Soruşturma adı: Üryan Soruşturma
Soru: Söz’de Yunus, Siz’de Yunus… Söz’ün varlığa tercüman oluşunda Yunus ve bu tercümanlığın sizde bulduğu karşılıkta Yunus…”
Cevaplayan: Yaşar Akgül / Şair – Yazar

(…) bir söz vardır: “O, yazmıyor O’na yazdırılıyor” diye. Ben aynı sözlerin Mehmet Akif için de, Yunus Emre için de geçerli olduğunu düşünüyorum. Hani söyleyene değil, söyletene bak demişler ya. Yunus da kendi söylememiş, O’na söyletilmiş sanki.

SÖZ’DE YUNUS

“Önce söz vardı” evet. Bizim de Allah’a verilmiş bir sözümüz vardı. Sözümüze sadık kalmayınca özümüz de bozuldu. Sonrasında bozulmadık hiçbir şeyimiz kalmadı. Sözü o kadar incittik, o kadar örseledik ki, varlığın ve varlığımızın hikmetini kaybettik. Doğruluk, iyilik, güzellik adına ne varsa hepsini kirli ellerimizle mahvettik.

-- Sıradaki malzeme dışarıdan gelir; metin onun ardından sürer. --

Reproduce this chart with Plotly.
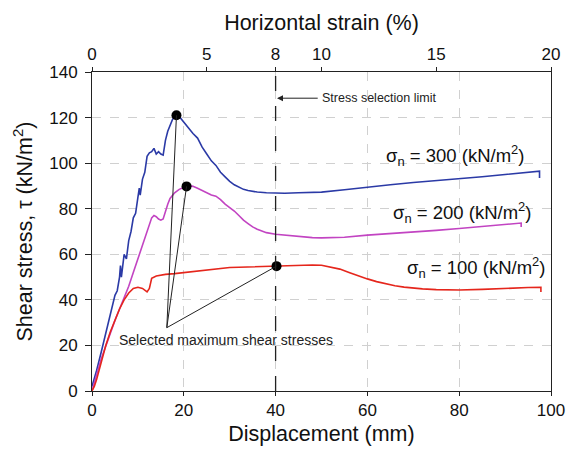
import plotly.graph_objects as go

# ---- data ----
blue_x = [0, 0.5, 1, 2, 3, 4, 5, 5.5, 6, 6.2, 6.4, 7, 7.5, 8, 8.5, 9, 9.5, 10, 10.3, 10.5, 11, 11.5, 12, 12.5, 13, 13.5, 14, 14.5, 15, 15.5, 16, 16.5, 17, 17.5, 18, 18.4,
          19, 20, 21, 22, 23, 24, 25, 26, 27, 28, 29, 30, 31, 32, 33, 34, 35, 36, 38, 40, 42, 45, 50, 55, 60, 65, 70, 75, 80, 85, 90, 95, 97.5, 97.5]
blue_y = [2, 5, 9, 17, 25, 33, 42, 44, 50, 55, 50, 60, 58, 66, 70, 76, 78, 85, 89, 86, 93, 96, 103, 104.5, 105, 106.5, 104, 105, 104, 103.5, 110, 114, 117, 119, 120.5, 121,
          120.5, 118, 115, 113, 111, 107, 104, 101, 99, 96, 94, 92, 90.5, 89.5, 88.5, 88, 87.5, 87.3, 87, 86.9, 86.8, 87, 87.3, 88.3, 89.5, 90.5, 91.5, 92.3, 93, 94, 95, 96, 96.5, 93.5]

mag_x = [0, 0.5, 1, 2, 3, 4, 5, 6, 7, 8, 9, 10, 11, 12, 12.5, 13, 13.5, 14, 14.5, 15, 15.5, 16, 16.5, 17, 18, 19, 20, 20.6, 21.5, 22, 23, 24, 25, 26, 27, 28, 29, 30,
         31, 32, 33, 34, 35, 36, 38, 40, 42, 45, 48, 50, 55, 60, 65, 70, 75, 80, 85, 90, 93.5, 93.5]
mag_y = [0, 3, 7, 14, 20, 26, 31, 36, 41, 46, 52, 58, 65, 71, 74, 76, 77, 76.5, 75.5, 75, 75.5, 79, 82, 84.5, 87, 88.5, 89.5, 89.8, 90, 89.8, 89, 88, 87, 86, 85.5, 84, 82, 80.5,
         79, 77, 75, 73.5, 72, 71, 69.5, 68.8, 68.4, 67.8, 67.3, 67.2, 67.5, 68.4, 69, 69.8, 70.5, 71.3, 72.2, 73.2, 73.7, 72]

red_x = [0, 0.5, 1, 2, 3, 4, 5, 6, 7, 8, 9, 10, 11, 12, 12.5, 13, 14, 15, 16, 18, 20, 22, 24, 26, 28, 30, 32, 35, 38, 40.2, 42, 45, 48, 50, 52, 54, 56, 58, 60,
         62, 64, 66, 68, 70, 72, 75, 78, 80, 85, 90, 95, 97.8, 97.8]
red_y = [0, 2, 5, 13, 20, 26, 31, 36, 40, 43, 45, 45.5, 45, 43.5, 45, 49.5, 50.5, 51, 51.2, 51.5, 52, 52.5, 53, 53.5, 54, 54.2, 54.3, 54.5, 54.7, 54.8, 55.2, 55.3, 55.3, 55.2, 54.5, 53.5, 52, 50.5, 49.2,
         48, 47, 46.2, 45.6, 45.1, 44.8, 44.5, 44.3, 44.3, 44.6, 45.1, 45.4, 45.5, 43.5]

peak_x = [18.4, 20.6, 40.2]
peak_y = [121, 89.8, 54.8]
leader_origin = (16.3, 27.8)
selection_limit = 40

series_labels = ["σ<sub>n</sub> = 300 (kN/m<sup>2</sup>)", "σ<sub>n</sub> = 200 (kN/m<sup>2</sup>)", "σ<sub>n</sub> = 100 (kN/m<sup>2</sup>)"]
label_pos = [(79, 103.5), (80.5, 78.5), (83.6, 54)]

strain_ticks = [0, 5, 8, 10, 15, 20]
disp_ticks = [0, 20, 40, 60, 80, 100]
stress_ticks = [0, 20, 40, 60, 80, 100, 120, 140]

FONT = "Liberation Sans, Arial, Helvetica, sans-serif"

fig = go.Figure()
fig.add_trace(go.Scatter(x=blue_x, y=blue_y, mode="lines", line=dict(color="#2b3aa6", width=1.6), showlegend=False))
fig.add_trace(go.Scatter(x=mag_x, y=mag_y, mode="lines", line=dict(color="#c244c2", width=1.6), showlegend=False))
fig.add_trace(go.Scatter(x=red_x, y=red_y, mode="lines", line=dict(color="#e5261c", width=1.6), showlegend=False))

# leader lines
for px, py in zip(peak_x, peak_y):
    fig.add_shape(type="line", x0=leader_origin[0], y0=leader_origin[1], x1=px, y1=py,
                  line=dict(color="#222222", width=1), xref="x", yref="y")

fig.add_trace(go.Scatter(x=peak_x, y=peak_y, mode="markers", marker=dict(color="black", size=10), showlegend=False))
# invisible trace to activate the top axis
fig.add_trace(go.Scatter(x=[0, 20], y=[None, None], xaxis="x2", mode="lines", showlegend=False, hoverinfo="skip"))

# vertical selection line
fig.add_shape(type="line", x0=selection_limit, x1=selection_limit, y0=0, y1=140, xref="x", yref="y",
              line=dict(color="#222222", width=1.3, dash="longdash"))

fig.add_annotation(x=selection_limit + 0.3, y=128.5, ax=selection_limit + 9.5, ay=128.5, axref="x", ayref="y",
                   xref="x", yref="y", text="", showarrow=True, arrowhead=2, arrowsize=1.2, arrowwidth=1, arrowcolor="#222222")
fig.add_annotation(x=selection_limit + 9.7, y=128.5, xref="x", yref="y", text="Stress selection limit", showarrow=False,
                   xanchor="left", yanchor="middle", font=dict(family=FONT, size=12.5, color="#222222"))
fig.add_annotation(x=5.5, y=22.5, xref="x", yref="y", text="Selected maximum shear stresses", showarrow=False,
                   xanchor="left", yanchor="middle", font=dict(family=FONT, size=14, color="#222222"))

for txt, (lx, ly) in zip(series_labels, label_pos):
    fig.add_annotation(x=lx, y=ly, xref="x", yref="y", text=txt, showarrow=False,
                       xanchor="center", yanchor="middle", font=dict(family=FONT, size=18.5, color="#111111"))

fig.update_layout(
    width=566, height=451,
    margin=dict(l=92, r=15, t=72, b=60, autoexpand=False),
    paper_bgcolor="white", plot_bgcolor="white",
    font=dict(family=FONT, color="#111111"),
    xaxis=dict(range=[0, 100], tickvals=disp_ticks, showgrid=True, gridcolor="#d0d0d0", griddash="dash", gridwidth=1,
               showline=True, linecolor="#222222", linewidth=1, ticks="outside", ticklen=4, tickcolor="#222222",
               tickfont=dict(size=17), zeroline=False, automargin=False,
               title=dict(text="Displacement (mm)", font=dict(size=21.5), standoff=6)),
    xaxis2=dict(range=[0, 20], tickvals=strain_ticks, overlaying="x", side="top", showgrid=False,
                showline=True, linecolor="#222222", linewidth=1, ticks="outside", ticklen=4, tickcolor="#222222",
                tickfont=dict(size=17), zeroline=False, automargin=False,
                title=dict(text="Horizontal strain (%)", font=dict(size=21.5), standoff=8)),
    yaxis=dict(range=[0, 140], tickvals=stress_ticks, showgrid=True, gridcolor="#d0d0d0", griddash="dash", gridwidth=1,
               showline=True, linecolor="#222222", linewidth=1, mirror=True, ticks="outside", ticklen=6, tickcolor="#222222",
               tickfont=dict(size=17), zeroline=False, automargin=False, ticklabelstandoff=4,
               title=dict(text="Shear stress, τ (kN/m<sup>2</sup>)", font=dict(size=21.5), standoff=10)),
)

fig.write_html("out.html")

Yanlışlık, kötülük, çirkinlikle biricik dünyamızı sanki sadece bizim için yaratılmış gibi, bizden sonrası yokmuş gibi yaşanmaz hale getirdik. Acısını da fazlasıyla çekiyoruz zaten. Günümüz dünyasının içinde bulunduğu rezaleti tasvir etmeye gerek yok sanırım. Elle tutulur bir tarafımız, korumaya çalıştığımız bir değerimiz kalmadı nerdeyse.
Onun yaşadığı dönemdeki savaş, istila, katliam, kavga, kaos, kargaşa, belirsizlik, buhran, maddi ve manevi değerlerin tümden tahribi, tarihin ve insanlığın yüz karası karanlık sayfalarından olsa gerek. Böyle bir dünyadan bir Yunus geçti mi gerçekten inanılması biraz zor. Sanki genelde insanlığın, özelde Anadolu Türk ve Müslümanlığının, inancını, onurunu, kutsal değerlerini, dilini, sesini, gönlünü, ilahi bir kaynaktan beslenen anlam ve anlayışını yüceltmek yeniden kurmak, korumak, hatta ihya etmek için Asr-ı Saadet’ten çıkıp gelmiş gibidir Yunus.

SİZ’DE YUNUS

Babamın bir zamanlar meşhur kitabevinde gözümü açtığımda daha önce de bir yazımda bahsettiğim gibi cenk kitapları, dini hikayeler, menkıbeler, cilt cilt tasavvufi eserlerle ve bu vesileyle Yunus Divanı ile de tanışmıştım. Sonrasında İHL’nde bu okuma faaliyeti iyiden iyiye yoğunlaşmıştı. Bu eserlerin içinde Yunus’un Türkçe’si diğerlerinden çok farklıydı bizim için Yunus’u hiç görmedim. Görseydimde de yüzüne bakabilir miydim, emin değilim. Özel olarak hayranlık ve muhabbet duyduğum Allah dostlarından biridir Yunus Emre Hazretleri. Aynı Bediüzzaman Said Nursi Hazretleri, Mehmet Akif Hazretleri gibi. Adları anıldığında handiyse ayağa kalkmaya çalıştığım zatlardır. Bediüzzaman için söylenen bir söz vardır: “O, yazmıyor O’na yazdırılıyor” diye. Ben aynı sözlerin Mehmet Akif için de, Yunus Emre için de geçerli olduğunu düşünüyorum. Hani söyleyene değil, söyletene bak demişler ya. Yunus da kendi söylememiş, O’na söyletilmiş sanki. Bu arada Yunus’un Bülbül Kasidesiyle, Akif’in Bülbül şiiri için kaynakları, hassasiyetleri, dertlenmeleri, duygulanımları,söylemleri bakımından ayrı bir parantez açmak gerektiğine inanıyorum. Bülbül Kasidesini yıllar yıllar önce Bülbül Hoca lakablı rahmetliden tekrar tekrar dinlediğimi ve her defasında da ağladığımı belirtmeliyim. Mektepteki ilahi grubumuzla cami cami dolaşıp namazdan sonra “……çıkmış İslam bülbülleri, öter Allah deyu deyu “ derken o bülbüller biz miyiz acaba derdik içimizden. Belki de bendeki Yunus tam da o Yunus’tur.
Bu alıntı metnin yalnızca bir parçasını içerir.